VI. PROBLEMS IN THE IMPLEMENTATION OF PLANNED ENVIRONMENTAL MEASURES
A. Manpower and enforcement
The Department of Environment has an inadequate number of enforcement officers. Rapid development and industrialization has increased all types of pollution in Malaysia and the Department of Environment has had to seek help from other government departments in apprehending environmental polluters. The Department is conducting a joint aerial surveillance programme with the Police Air Wing on open burning, discharge of industrial effluents and discharge of waste into water bodies.

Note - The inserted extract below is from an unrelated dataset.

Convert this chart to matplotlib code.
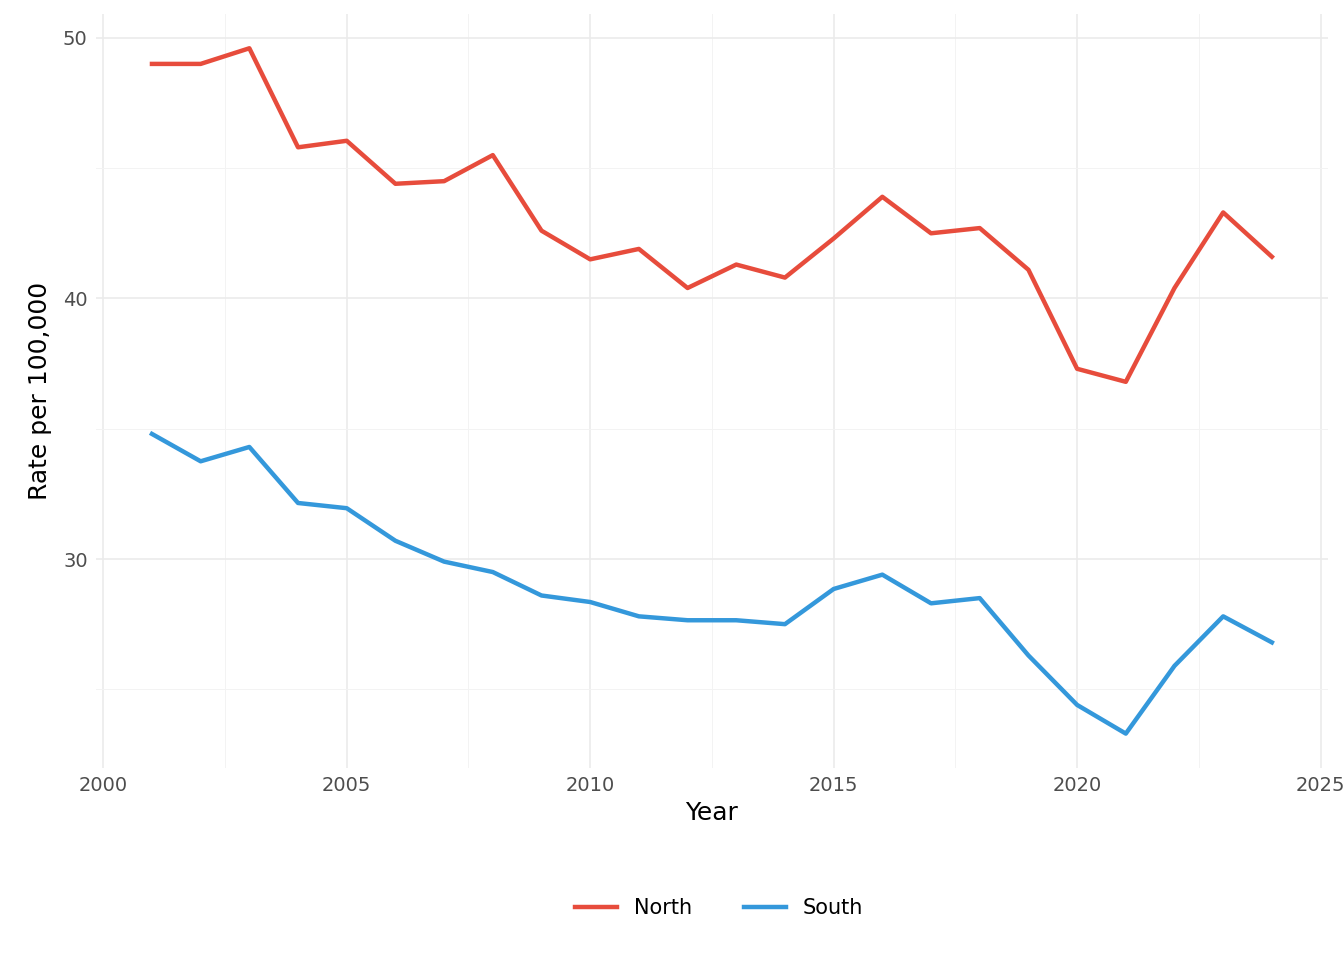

The Department has also delegated authority under the Environmental Quality Act, 1994, to the Departments of Fisheries, Marine Police and Customs, as well as the Port Authorities to apprehend polluters. Although that delegation of authority shows that Malaysia has sufficient environmental laws, the country still lacks manpower for enforcing them. The complexity of the environmental issues requires the cooperation of all agencies in resolving the various environmental problems. The Department of Environment has yet to take a lead role in providing the direction, leadership and the will to prosecute offenders. It is unreasonable to expect departments that are in charge of developing the economic sectors to also take responsibility for protecting or enhancing those sectors. The Department of Environment has found an ally in its efforts to enforce the laws. The courts in recent times have turned a sympathetic ear to the speedy hearing and disposal of environmental cases.